EXERCISE BRIEF: In the listing that follows, how many lines contain "chart"? Give the number only.

SOURCE DATA:

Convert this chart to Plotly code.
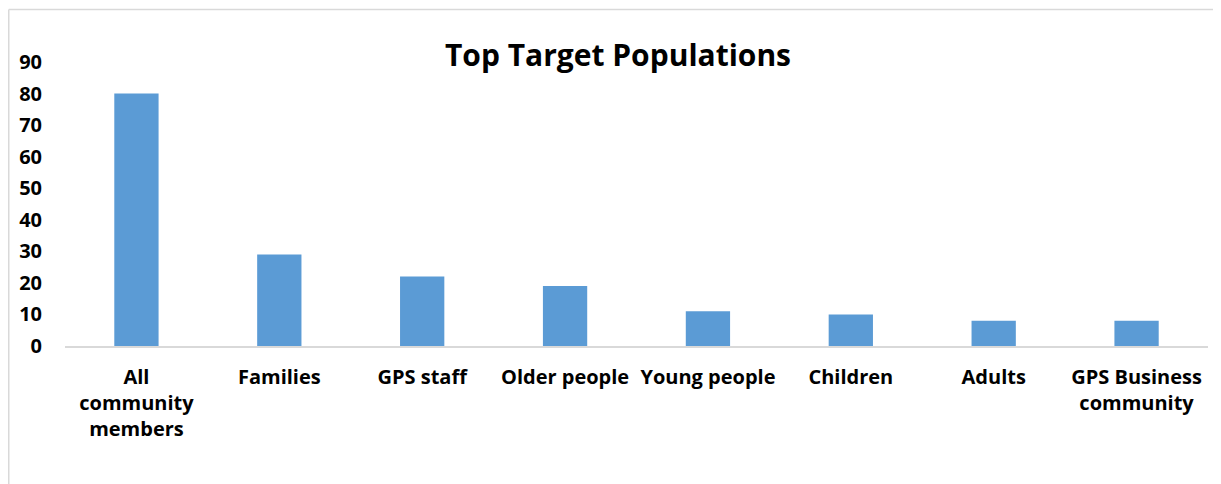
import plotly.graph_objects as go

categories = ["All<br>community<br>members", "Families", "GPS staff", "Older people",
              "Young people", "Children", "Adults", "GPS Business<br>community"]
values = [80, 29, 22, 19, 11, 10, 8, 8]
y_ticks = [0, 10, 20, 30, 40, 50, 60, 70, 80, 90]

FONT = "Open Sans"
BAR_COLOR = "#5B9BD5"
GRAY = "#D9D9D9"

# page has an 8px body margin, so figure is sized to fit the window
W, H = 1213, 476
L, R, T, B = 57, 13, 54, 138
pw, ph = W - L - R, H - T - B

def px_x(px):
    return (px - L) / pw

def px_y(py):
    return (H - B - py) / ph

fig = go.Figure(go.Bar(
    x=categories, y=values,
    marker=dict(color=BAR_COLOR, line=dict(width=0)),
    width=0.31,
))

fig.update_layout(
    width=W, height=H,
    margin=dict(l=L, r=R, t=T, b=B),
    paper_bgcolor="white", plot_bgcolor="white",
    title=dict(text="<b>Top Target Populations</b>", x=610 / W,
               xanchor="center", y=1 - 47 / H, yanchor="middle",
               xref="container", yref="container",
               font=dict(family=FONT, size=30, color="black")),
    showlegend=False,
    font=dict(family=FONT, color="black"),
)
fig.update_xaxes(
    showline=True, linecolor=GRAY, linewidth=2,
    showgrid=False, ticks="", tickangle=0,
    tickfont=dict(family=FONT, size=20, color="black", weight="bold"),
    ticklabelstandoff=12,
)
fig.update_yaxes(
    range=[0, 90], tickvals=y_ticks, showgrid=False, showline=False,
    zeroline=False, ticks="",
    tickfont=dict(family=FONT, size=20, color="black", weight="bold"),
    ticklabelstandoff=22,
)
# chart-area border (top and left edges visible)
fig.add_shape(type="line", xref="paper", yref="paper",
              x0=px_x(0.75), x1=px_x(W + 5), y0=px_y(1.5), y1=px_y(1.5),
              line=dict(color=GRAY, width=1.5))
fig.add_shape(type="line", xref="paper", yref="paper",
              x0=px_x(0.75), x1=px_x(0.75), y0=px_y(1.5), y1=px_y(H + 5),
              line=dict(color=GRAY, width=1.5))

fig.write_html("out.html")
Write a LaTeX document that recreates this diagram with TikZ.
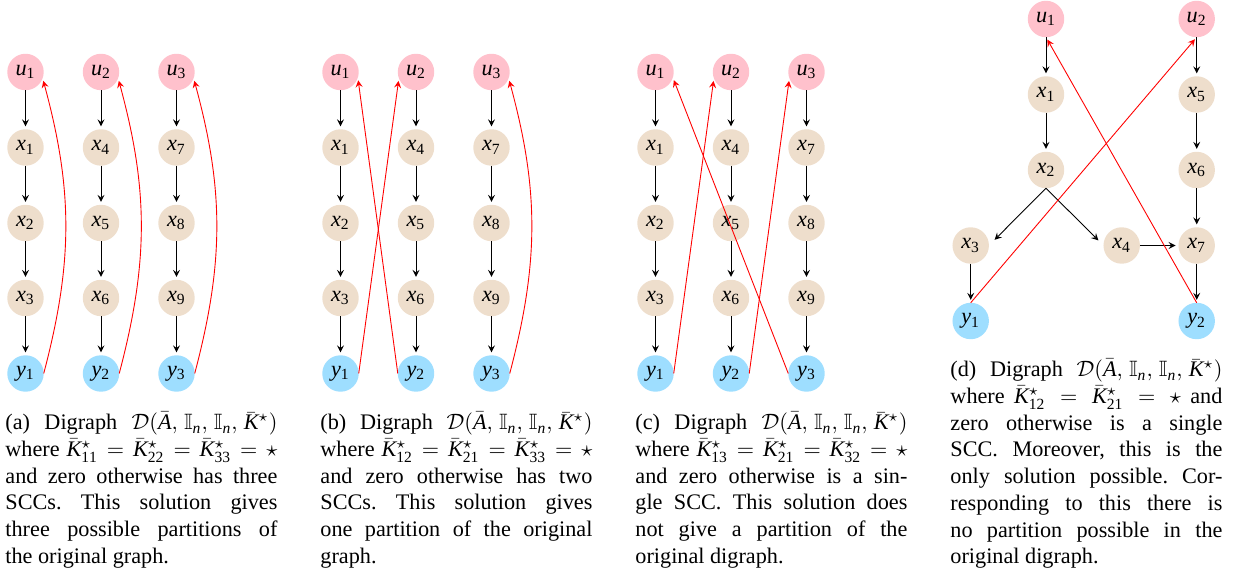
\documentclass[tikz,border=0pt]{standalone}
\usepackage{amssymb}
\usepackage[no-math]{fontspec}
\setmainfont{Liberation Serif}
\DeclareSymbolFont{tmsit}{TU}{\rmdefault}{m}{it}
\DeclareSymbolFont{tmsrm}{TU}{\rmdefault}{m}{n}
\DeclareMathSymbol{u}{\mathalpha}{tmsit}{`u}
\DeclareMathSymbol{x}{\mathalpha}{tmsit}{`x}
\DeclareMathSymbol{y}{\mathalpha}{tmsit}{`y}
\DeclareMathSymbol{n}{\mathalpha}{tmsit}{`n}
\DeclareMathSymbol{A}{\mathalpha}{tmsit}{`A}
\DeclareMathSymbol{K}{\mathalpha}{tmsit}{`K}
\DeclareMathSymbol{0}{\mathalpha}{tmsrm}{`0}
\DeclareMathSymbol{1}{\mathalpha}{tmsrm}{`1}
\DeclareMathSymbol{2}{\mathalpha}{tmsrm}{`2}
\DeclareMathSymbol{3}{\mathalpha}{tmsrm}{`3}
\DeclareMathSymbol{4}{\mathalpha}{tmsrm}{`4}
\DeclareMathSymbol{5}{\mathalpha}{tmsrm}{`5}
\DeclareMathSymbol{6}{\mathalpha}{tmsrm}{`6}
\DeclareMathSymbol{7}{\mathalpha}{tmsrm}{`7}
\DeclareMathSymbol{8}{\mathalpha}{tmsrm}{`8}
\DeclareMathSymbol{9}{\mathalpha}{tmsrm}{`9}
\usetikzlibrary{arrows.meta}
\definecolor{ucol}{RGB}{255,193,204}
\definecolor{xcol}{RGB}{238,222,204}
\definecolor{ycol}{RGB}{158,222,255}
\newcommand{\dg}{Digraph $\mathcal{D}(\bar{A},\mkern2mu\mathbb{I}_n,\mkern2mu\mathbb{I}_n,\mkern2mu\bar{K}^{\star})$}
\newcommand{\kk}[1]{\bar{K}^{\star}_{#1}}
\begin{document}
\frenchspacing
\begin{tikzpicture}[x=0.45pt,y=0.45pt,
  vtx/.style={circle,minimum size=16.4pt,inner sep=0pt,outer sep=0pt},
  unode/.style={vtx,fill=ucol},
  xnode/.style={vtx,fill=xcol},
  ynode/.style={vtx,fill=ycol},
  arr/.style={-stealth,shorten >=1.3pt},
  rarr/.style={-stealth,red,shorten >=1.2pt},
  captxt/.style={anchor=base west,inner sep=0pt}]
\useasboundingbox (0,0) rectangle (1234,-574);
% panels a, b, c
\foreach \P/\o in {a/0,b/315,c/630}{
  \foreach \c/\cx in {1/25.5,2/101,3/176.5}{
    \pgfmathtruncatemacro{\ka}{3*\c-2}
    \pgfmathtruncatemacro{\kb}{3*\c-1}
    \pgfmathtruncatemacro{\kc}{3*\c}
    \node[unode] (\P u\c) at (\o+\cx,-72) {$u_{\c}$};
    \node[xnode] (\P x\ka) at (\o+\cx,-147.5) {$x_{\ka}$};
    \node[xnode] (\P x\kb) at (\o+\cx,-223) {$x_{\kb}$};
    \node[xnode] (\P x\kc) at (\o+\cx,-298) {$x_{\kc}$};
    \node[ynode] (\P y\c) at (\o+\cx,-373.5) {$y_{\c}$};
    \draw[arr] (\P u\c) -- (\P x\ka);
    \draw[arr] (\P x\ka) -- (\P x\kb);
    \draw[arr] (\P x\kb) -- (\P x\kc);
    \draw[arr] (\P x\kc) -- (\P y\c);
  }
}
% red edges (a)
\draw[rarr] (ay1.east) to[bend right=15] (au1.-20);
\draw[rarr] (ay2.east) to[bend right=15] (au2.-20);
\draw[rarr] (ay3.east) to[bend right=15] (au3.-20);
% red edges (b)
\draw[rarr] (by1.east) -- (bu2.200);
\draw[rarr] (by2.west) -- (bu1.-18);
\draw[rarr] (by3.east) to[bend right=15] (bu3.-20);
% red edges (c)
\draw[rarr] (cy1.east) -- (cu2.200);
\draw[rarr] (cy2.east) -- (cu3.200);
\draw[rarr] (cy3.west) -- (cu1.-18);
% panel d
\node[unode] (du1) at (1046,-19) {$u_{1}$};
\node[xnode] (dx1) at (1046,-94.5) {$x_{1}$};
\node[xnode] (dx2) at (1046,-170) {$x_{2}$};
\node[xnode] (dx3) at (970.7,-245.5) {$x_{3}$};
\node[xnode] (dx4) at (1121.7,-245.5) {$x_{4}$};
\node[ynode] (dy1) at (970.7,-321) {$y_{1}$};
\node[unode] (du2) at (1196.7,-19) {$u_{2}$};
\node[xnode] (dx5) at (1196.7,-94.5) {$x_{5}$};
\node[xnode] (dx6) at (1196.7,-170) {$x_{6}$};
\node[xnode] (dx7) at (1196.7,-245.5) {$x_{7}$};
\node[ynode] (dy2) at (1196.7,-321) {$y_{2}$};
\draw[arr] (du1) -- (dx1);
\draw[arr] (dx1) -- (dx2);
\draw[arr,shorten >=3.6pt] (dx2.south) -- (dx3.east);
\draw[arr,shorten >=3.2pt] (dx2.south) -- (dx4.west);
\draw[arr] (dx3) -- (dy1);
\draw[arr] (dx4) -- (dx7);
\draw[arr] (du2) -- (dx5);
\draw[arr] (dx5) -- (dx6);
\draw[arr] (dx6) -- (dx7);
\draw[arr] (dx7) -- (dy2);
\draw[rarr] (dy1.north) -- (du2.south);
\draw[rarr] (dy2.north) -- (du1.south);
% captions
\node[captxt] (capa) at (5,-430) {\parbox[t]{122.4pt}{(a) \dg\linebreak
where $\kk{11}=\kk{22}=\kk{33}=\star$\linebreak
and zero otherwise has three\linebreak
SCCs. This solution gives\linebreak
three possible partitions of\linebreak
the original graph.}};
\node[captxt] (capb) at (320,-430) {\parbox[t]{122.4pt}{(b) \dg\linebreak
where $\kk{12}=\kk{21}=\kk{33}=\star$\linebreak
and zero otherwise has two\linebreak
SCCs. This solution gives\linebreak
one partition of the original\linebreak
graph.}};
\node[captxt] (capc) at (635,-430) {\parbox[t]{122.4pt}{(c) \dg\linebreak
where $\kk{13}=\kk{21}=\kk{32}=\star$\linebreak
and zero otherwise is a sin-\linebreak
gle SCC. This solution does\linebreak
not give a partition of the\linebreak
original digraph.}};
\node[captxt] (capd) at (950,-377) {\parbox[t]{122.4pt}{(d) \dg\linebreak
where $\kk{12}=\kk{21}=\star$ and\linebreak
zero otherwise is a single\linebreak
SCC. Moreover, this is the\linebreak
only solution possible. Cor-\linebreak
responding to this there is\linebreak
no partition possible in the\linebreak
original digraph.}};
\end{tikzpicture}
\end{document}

RESULT OF THE TASK: 2